I checked it manually for several firmids, portfolios and years and still think - that this will solve your task.

DanielSantos
Barite | Level 11

OK, now your last sample is a good one.

I've updated my proposal (in blue) to suit the multiplicity of the data. It's actually just a matter of grouping the data.
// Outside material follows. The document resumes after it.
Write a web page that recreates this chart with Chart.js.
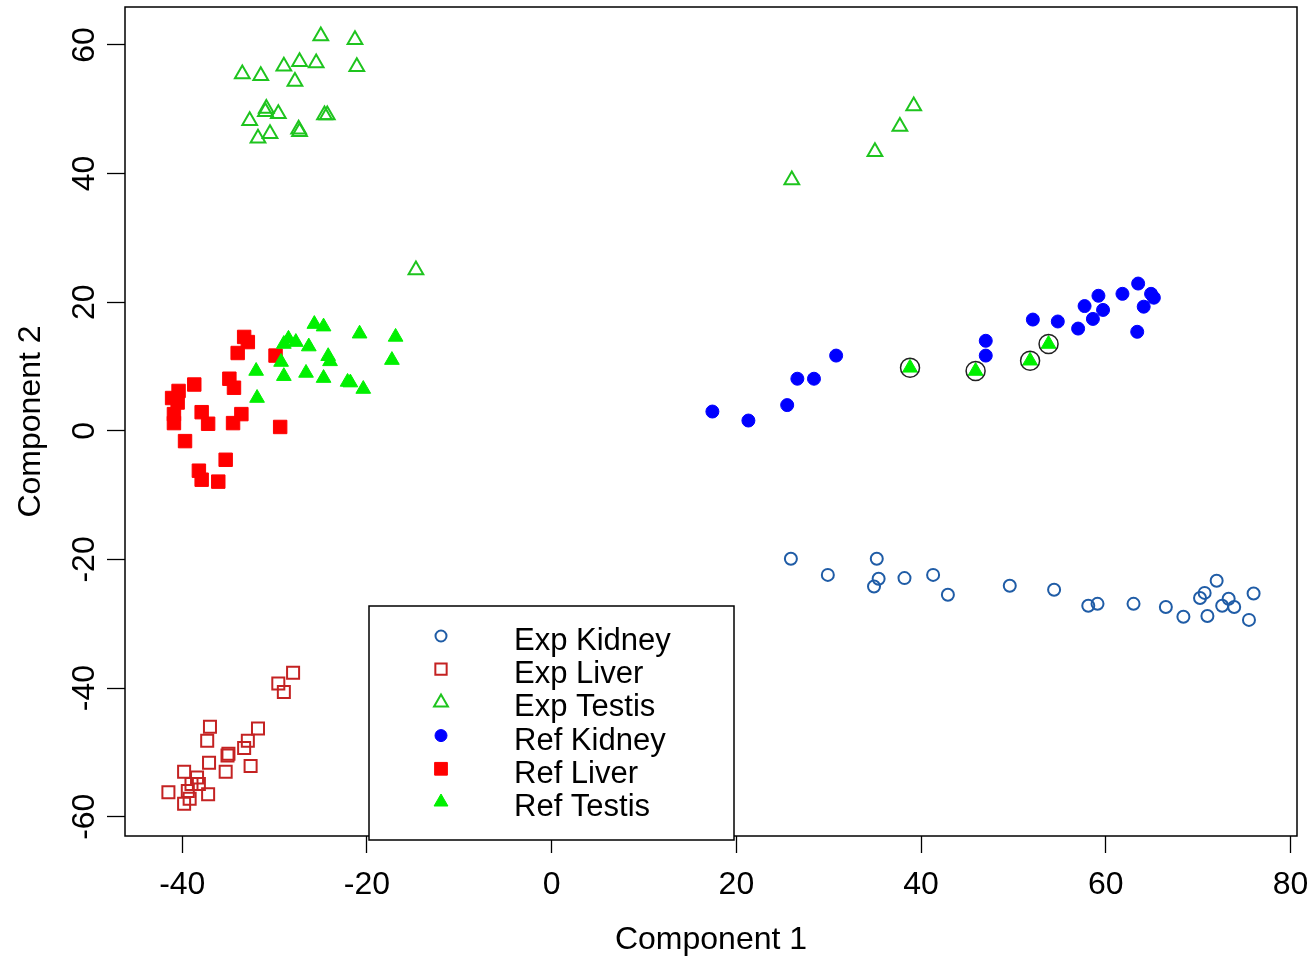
<!DOCTYPE html>
<html>
<head>
<meta charset="utf-8">
<title>Component plot</title>
<script src="https://cdn.jsdelivr.net/npm/chart.js@4.4.0/dist/chart.umd.min.js"></script>
<style>
  html, body { margin: 0; padding: 0; background: #fff; }
  canvas { display: block; }
</style>
</head>
<body>
<canvas id="pcaChart" width="1312" height="959"></canvas>
<script>
// tick labels
const xTicks = [-40, -20, 0, 20, 40, 60, 80];
const yTicks = [-60, -40, -20, 0, 20, 40, 60];

const seriesNames = ['Exp Kidney', 'Exp Liver', 'Exp Testis', 'Ref Kidney', 'Ref Liver', 'Ref Testis'];

// values
const expKidneyX = [25.9, 29.9, 35.2, 35.4, 34.9, 38.2, 41.3, 42.9, 49.6, 54.4, 58.1, 59.1, 63.0, 66.5, 68.4, 70.2, 70.7, 72.0, 71.0, 72.6, 73.3, 73.9, 76.0, 75.5];
const expKidneyY = [-19.9, -22.4, -19.9, -23.0, -24.2, -22.9, -22.4, -25.5, -24.1, -24.7, -27.2, -26.9, -26.9, -27.4, -28.9, -26.0, -25.2, -23.3, -28.8, -27.2, -26.1, -27.4, -25.3, -29.4];

const expLiverX = [-28.0, -29.6, -29.0, -37.0, -37.3, -31.8, -32.9, -33.3, -35.0, -35.1, -37.1, -35.3, -32.6, -39.8, -38.4, -39.0, -38.2, -39.4, -41.5, -37.2, -39.2, -39.8];
const expLiverY = [-37.6, -39.3, -40.6, -46.0, -48.2, -46.3, -48.2, -49.3, -50.2, -50.5, -51.6, -53.0, -52.1, -53.0, -53.9, -54.9, -54.9, -56.0, -56.2, -56.5, -57.2, -58.0];

const expTestisX = [-25.0, -21.3, -33.5, -31.5, -29.0, -27.3, -25.5, -21.1, -27.8, -32.7, -30.9, -31.0, -29.6, -30.5, -31.8, -27.4, -27.3, -24.6, -24.3, -14.7, 39.2, 37.7, 35.0, 26.0];
const expTestisY = [61.4, 60.8, 55.5, 55.2, 56.7, 57.4, 57.2, 56.6, 54.3, 48.2, 50.1, 49.6, 49.3, 46.2, 45.5, 46.9, 46.5, 49.1, 49.1, 25.0, 50.5, 47.3, 43.4, 39.0];

const refKidneyX = [30.8, 26.6, 28.4, 25.5, 17.4, 21.3, 47.0, 47.0, 52.1, 54.8, 57.0, 57.7, 59.2, 59.7, 58.6, 61.8, 63.5, 64.9, 65.2, 64.1, 63.4];
const refKidneyY = [11.7, 8.1, 8.1, 4.0, 3.0, 1.6, 14.0, 11.7, 17.3, 17.0, 15.9, 19.4, 21.0, 18.8, 17.4, 21.3, 22.9, 21.3, 20.7, 19.3, 15.4];

const refLiverX = [-33.3, -32.9, -34.0, -29.9, -38.7, -34.9, -34.4, -40.4, -41.1, -40.5, -40.9, -40.9, -37.9, -37.2, -33.6, -34.5, -29.4, -39.7, -35.3, -38.2, -37.9, -36.1];
const refLiverY = [14.6, 13.8, 12.1, 11.7, 7.2, 8.1, 6.7, 6.2, 5.1, 4.4, 2.6, 1.2, 2.9, 1.1, 2.6, 1.2, 0.6, -1.6, -4.5, -6.2, -7.6, -7.9];

const refTestisX = [-25.7, -24.7, -20.8, -16.9, -28.5, -27.7, -29.0, -26.3, -24.2, -24.0, -17.3, -29.3, -32.0, -29.0, -26.6, -24.7, -22.1, -21.8, -20.4, -31.9, 38.8, 45.9, 51.8, 53.8];
const refTestisY = [16.6, 16.2, 15.1, 14.6, 14.3, 13.8, 13.5, 13.1, 11.6, 10.8, 11.0, 10.7, 9.3, 8.5, 9.0, 8.2, 7.6, 7.5, 6.5, 5.1, 9.8, 9.3, 10.9, 13.5];

// ref testis samples that are ringed
const ringedX = [38.8, 45.9, 51.8, 53.8];
const ringedY = [9.8, 9.3, 10.9, 13.5];

const FONT = "'Liberation Sans', Arial, sans-serif";

function pts(xs, ys) {
    return xs.map((x, i) => ({ x: x, y: ys[i] }));
}

function series(label, xs, ys, style, color, radius, filled, order) {
    return {
        label: label,
        data: pts(xs, ys),
        pointStyle: style,
        pointRadius: radius,
        pointHoverRadius: radius,
        borderColor: color,
        backgroundColor: filled ? color : 'rgba(0,0,0,0)',
        pointBorderWidth: filled ? 1 : 2,
        borderWidth: filled ? 1 : 2,
        showLine: false,
        order: order
    };
}

const datasets = [
    series(seriesNames[0], expKidneyX, expKidneyY, 'circle', '#1f5ca6', 6, false, 9),
    series(seriesNames[1], expLiverX, expLiverY, 'rect', '#c42222', 8.5, false, 8),
    series(seriesNames[2], expTestisX, expTestisY, 'triangle', '#1ec41e', 8.5, false, 7),
    series(seriesNames[3], refKidneyX, refKidneyY, 'circle', '#0000ff', 6.5, true, 6),
    series(seriesNames[4], refLiverX, refLiverY, 'rect', '#ff0000', 9.5, true, 5),
    series(seriesNames[5], refTestisX, refTestisY, 'triangle', '#00f000', 8.5, true, 4)
];
const ring = series('', ringedX, ringedY, 'circle', '#222222', 9.5, false, 1);
ring.borderWidth = 1.5;
ring.pointBorderWidth = 1.5;
ring.inLegend = false;
datasets.push(ring);

const frameBox = {
    id: 'frameBox',
    afterDatasetsDraw(chart) {
        const a = chart.chartArea;
        const ctx = chart.ctx;
        ctx.save();
        ctx.strokeStyle = '#000';
        ctx.lineWidth = 1.5;
        ctx.strokeRect(a.left, a.top, a.right - a.left, a.bottom - a.top);
        ctx.restore();
    }
};

// legend box placed inside the plot like the original
const boxLegend = {
    id: 'boxLegend',
    afterDraw(chart) {
        const ctx = chart.ctx;
        const x0 = 369, y0 = 606, w = 365, h = 234;
        ctx.save();
        ctx.fillStyle = '#fff';
        ctx.fillRect(x0, y0, w, h);
        ctx.strokeStyle = '#000';
        ctx.lineWidth = 1.5;
        ctx.strokeRect(x0, y0, w, h);
        const items = chart.data.datasets.filter(d => d.inLegend !== false);
        items.forEach((d, i) => {
            const base = 650 + i * 33.2;
            ctx.fillStyle = d.backgroundColor;
            ctx.strokeStyle = d.borderColor;
            ctx.lineWidth = d.borderWidth;
            Chart.helpers.drawPoint(ctx, {
                pointStyle: d.pointStyle,
                radius: d.pointRadius - 0.5,
                rotation: 0,
                borderWidth: d.borderWidth
            }, 441, base - 14);
            ctx.fillStyle = '#000';
            ctx.font = '31px ' + FONT;
            ctx.textAlign = 'left';
            ctx.textBaseline = 'alphabetic';
            ctx.fillText(d.label, 514, base);
        });
        ctx.restore();
    }
};

new Chart(document.getElementById('pcaChart'), {
    type: 'scatter',
    data: { datasets: datasets },
    plugins: [frameBox, boxLegend],
    options: {
        responsive: false,
        animation: false,
        layout: { autoPadding: false, padding: { left: 0, top: 7, right: 15, bottom: 0 } },
        plugins: {
            legend: { display: false },
            tooltip: { enabled: false }
        },
        scales: {
            x: {
                type: 'linear',
                min: -46.2,
                max: 80.7,
                afterBuildTicks: s => { s.ticks = xTicks.map(v => ({ value: v })); },
                afterFit: s => {
                    s.height = 123;
                    s.paddingLeft = 0;
                    s.paddingRight = 0;
                },
                grid: { drawOnChartArea: false, drawTicks: true, tickLength: 17, tickColor: '#000', tickWidth: 1.3 },
                border: { display: false },
                ticks: { color: '#000', font: { size: 32, family: FONT }, padding: 13, maxRotation: 0 },
                title: {
                    display: true, text: 'Component 1', color: '#000',
                    font: { size: 32, family: FONT }, padding: { top: 0, bottom: 0 }
                }
            },
            y: {
                type: 'linear',
                min: -63.0,
                max: 65.9,
                afterBuildTicks: s => { s.ticks = yTicks.map(v => ({ value: v })); },
                afterFit: s => {
                    s.width = 125;
                    s.paddingTop = 0;
                    s.paddingBottom = 0;
                },
                grid: { drawOnChartArea: false, drawTicks: true, tickLength: 18, tickColor: '#000', tickWidth: 1.3 },
                border: { display: false },
                ticks: {
                    color: '#000', font: { size: 32, family: FONT }, padding: -1,
                    minRotation: 90, maxRotation: 90, crossAlign: 'center'
                },
                title: {
                    display: true, text: 'Component 2', color: '#000',
                    font: { size: 32, family: FONT }, padding: { top: 12, bottom: 0 }
                }
            }
        }
    }
});
</script>
</body>
</html>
Again, as along as there is no dups by portid, firmid and myear, I think it will do what you need in a efficiently manner.

Logic is the same from my previous post, average the cross join (with the convenient clause) aggregates by portid/myear and firmid/myear subtracting the current return, which is not to be considered.

proc sql noprint;

create table want (drop = _:) as

select a.portid, a.firmid, a.myear, a.return,

       sum(b.sumreturn)-c.sumreturn+a.return as _sum, sum(b.cntreturn)-c.cntreturn+1 as _cnt,

       calculated _sum / calculated _cnt as avgreturn

       from

       return as a,

       (select portid, myear, sum(return) as sumreturn, count(return) as cntreturn from return group by portid, myear) as b,

       (select firmid, myear, sum(return) as sumreturn, count(return) as cntreturn from return group by firmid, myear) as c

where a.portid ne b.portid and a.myear eq b.myear and a.firmid eq c.firmid and b.myear eq c.myear

group by a.portid, a.firmid,  a.myear, a.return;

quit;


Cheers from Portugal.

Daniel Santos @ www.cgd.pt


ghastly_kitten
Fluorite | Level 6

Cool. I tested it and result on a sample coincides with mine. And it's shorter!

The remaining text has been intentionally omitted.